-- Start INPUT MATERIAL --

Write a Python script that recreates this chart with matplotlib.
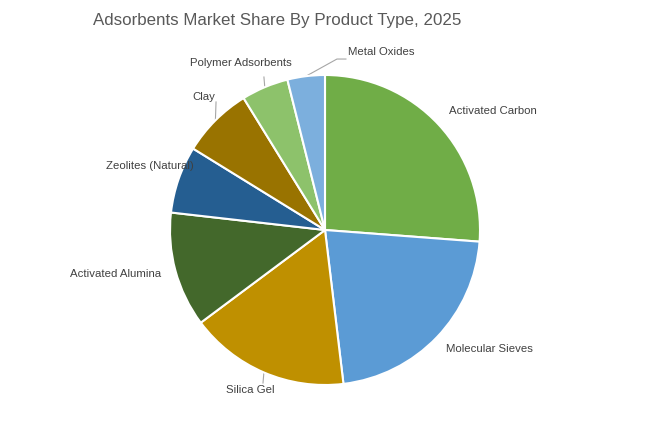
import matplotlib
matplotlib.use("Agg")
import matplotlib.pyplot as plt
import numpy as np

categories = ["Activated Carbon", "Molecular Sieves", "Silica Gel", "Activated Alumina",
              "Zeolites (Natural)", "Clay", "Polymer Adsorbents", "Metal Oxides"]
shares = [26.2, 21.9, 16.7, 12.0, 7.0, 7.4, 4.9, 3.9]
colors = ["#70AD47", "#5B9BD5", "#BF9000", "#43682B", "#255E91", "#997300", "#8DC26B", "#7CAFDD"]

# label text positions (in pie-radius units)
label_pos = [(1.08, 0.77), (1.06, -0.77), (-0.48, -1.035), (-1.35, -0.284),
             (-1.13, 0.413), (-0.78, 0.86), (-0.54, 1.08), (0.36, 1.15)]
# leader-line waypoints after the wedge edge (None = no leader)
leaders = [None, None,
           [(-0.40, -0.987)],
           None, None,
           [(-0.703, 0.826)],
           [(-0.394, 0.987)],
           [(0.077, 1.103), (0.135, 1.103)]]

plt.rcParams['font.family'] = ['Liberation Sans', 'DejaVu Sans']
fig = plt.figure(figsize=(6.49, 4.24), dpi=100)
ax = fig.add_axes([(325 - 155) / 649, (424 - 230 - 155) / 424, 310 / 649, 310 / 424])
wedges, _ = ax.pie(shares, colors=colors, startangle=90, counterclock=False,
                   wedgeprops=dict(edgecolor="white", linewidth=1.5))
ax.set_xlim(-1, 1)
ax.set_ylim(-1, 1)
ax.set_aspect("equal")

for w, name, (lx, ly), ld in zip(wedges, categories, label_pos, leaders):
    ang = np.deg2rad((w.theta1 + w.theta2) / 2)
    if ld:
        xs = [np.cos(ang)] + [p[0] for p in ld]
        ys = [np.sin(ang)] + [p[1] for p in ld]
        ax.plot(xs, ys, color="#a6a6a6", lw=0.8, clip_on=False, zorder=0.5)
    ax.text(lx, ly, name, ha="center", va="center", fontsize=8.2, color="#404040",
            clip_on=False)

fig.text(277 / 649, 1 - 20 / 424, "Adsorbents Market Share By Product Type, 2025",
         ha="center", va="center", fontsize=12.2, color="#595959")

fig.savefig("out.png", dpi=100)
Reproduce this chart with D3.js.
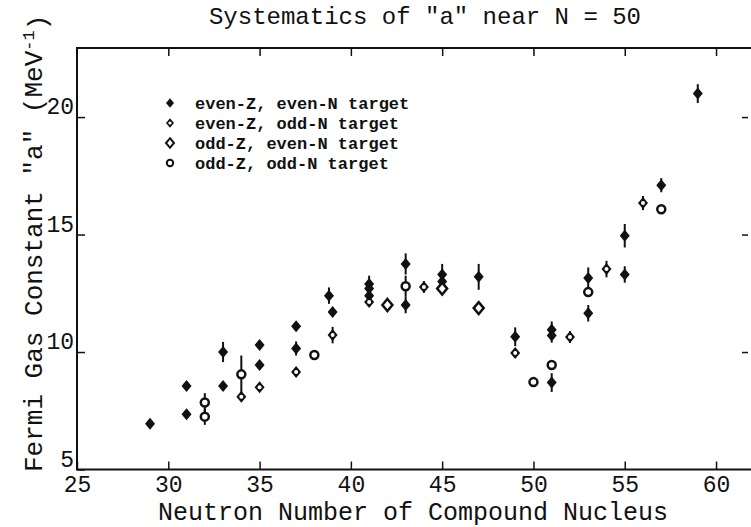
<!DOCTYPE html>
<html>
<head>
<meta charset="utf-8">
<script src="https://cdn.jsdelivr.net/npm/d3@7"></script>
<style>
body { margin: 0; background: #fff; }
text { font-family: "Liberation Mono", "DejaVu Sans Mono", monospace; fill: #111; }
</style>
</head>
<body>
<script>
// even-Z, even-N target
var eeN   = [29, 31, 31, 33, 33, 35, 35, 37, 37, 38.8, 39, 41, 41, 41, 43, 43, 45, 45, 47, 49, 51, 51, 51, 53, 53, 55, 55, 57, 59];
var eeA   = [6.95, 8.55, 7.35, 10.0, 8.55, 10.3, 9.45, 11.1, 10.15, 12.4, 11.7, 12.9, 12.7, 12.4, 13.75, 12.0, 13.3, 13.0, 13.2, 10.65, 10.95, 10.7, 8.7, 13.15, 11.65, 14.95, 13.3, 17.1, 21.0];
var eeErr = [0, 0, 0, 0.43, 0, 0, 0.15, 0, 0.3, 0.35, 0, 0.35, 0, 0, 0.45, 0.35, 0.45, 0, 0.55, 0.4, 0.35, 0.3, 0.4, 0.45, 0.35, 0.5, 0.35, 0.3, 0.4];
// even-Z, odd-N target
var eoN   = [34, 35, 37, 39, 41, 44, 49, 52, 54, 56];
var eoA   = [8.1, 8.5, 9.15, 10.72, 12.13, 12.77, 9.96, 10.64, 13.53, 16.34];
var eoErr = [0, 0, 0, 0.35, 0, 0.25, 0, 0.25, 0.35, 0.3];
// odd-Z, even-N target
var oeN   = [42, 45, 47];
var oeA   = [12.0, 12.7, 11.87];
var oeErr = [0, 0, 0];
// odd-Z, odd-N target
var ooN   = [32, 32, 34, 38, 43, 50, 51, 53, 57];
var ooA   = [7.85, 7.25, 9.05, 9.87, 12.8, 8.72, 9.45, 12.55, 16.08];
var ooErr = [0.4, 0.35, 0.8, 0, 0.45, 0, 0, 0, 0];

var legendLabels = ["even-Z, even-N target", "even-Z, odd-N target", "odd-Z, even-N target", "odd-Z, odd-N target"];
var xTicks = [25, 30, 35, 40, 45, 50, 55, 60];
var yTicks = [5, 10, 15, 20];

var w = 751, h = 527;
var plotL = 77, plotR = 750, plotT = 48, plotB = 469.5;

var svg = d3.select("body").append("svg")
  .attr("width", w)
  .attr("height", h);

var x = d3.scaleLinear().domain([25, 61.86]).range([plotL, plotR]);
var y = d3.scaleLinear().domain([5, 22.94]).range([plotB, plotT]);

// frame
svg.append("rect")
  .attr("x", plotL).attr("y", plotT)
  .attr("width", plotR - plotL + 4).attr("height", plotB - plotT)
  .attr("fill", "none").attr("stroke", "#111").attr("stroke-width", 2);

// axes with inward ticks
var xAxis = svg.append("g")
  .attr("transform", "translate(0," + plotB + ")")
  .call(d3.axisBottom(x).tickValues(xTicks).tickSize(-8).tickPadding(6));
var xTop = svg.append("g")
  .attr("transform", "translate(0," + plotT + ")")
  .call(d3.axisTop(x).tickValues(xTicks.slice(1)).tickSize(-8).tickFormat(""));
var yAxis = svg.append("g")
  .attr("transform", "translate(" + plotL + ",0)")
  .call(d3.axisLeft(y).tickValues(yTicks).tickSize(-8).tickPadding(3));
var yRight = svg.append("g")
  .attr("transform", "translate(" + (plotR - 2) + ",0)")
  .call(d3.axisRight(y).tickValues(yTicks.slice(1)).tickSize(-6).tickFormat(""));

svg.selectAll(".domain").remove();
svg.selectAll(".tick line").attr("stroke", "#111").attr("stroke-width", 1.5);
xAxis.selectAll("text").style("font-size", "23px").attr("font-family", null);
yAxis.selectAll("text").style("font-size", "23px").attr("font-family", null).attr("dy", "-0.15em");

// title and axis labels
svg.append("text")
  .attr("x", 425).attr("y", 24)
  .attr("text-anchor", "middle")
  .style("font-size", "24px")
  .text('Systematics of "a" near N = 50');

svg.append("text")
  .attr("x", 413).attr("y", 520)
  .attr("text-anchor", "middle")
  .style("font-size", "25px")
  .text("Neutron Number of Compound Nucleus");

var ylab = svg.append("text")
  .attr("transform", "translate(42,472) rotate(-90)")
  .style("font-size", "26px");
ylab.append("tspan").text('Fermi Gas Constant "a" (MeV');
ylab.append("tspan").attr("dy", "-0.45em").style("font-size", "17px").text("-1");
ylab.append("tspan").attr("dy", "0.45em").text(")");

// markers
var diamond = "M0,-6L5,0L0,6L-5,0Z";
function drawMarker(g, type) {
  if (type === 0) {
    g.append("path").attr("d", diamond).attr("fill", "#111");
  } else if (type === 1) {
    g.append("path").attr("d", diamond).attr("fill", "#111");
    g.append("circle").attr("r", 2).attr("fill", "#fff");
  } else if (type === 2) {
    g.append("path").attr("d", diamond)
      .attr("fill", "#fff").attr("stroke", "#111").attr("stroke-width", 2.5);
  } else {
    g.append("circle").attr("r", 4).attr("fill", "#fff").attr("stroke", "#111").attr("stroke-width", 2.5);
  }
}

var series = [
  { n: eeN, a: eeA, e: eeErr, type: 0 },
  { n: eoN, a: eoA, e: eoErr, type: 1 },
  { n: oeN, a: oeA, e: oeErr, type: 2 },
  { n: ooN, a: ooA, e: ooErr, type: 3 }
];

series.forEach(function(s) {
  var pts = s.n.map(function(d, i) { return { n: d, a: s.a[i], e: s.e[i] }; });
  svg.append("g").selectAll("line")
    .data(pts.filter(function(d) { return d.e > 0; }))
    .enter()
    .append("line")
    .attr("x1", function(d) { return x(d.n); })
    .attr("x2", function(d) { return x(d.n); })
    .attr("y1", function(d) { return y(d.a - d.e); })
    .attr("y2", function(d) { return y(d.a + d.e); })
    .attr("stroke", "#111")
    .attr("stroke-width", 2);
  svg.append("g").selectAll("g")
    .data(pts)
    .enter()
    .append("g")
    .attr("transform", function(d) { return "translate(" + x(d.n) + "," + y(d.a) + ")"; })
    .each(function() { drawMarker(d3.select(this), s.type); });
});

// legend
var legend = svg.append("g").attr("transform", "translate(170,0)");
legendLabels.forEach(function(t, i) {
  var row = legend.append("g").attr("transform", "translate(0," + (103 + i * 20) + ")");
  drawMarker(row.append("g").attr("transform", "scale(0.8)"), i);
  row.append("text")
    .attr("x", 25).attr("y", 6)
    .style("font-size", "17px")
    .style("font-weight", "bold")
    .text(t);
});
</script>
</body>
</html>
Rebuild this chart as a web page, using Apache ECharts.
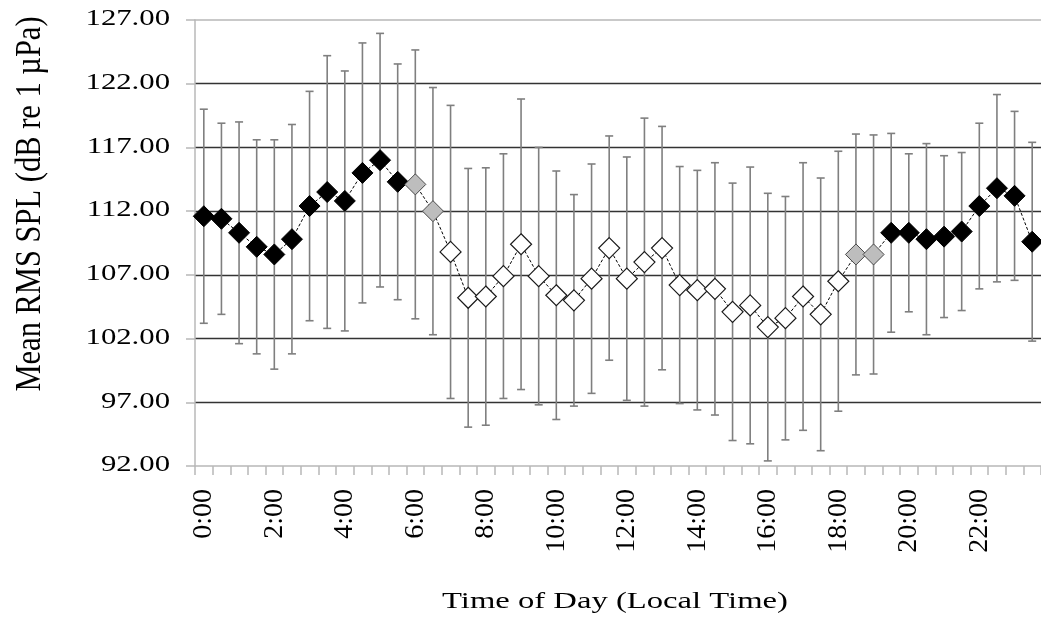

-- End INPUT MATERIAL --

*PROBLEM TO SOLVE:*
From the opening line of the listing above through the line bearing "import numpy as np", repeat each line exactly. Drop every picture.

*EXERCISE SOLUTION:*
Write a Python script that recreates this chart with matplotlib.
import matplotlib
matplotlib.use("Agg")
import matplotlib.pyplot as plt
import numpy as np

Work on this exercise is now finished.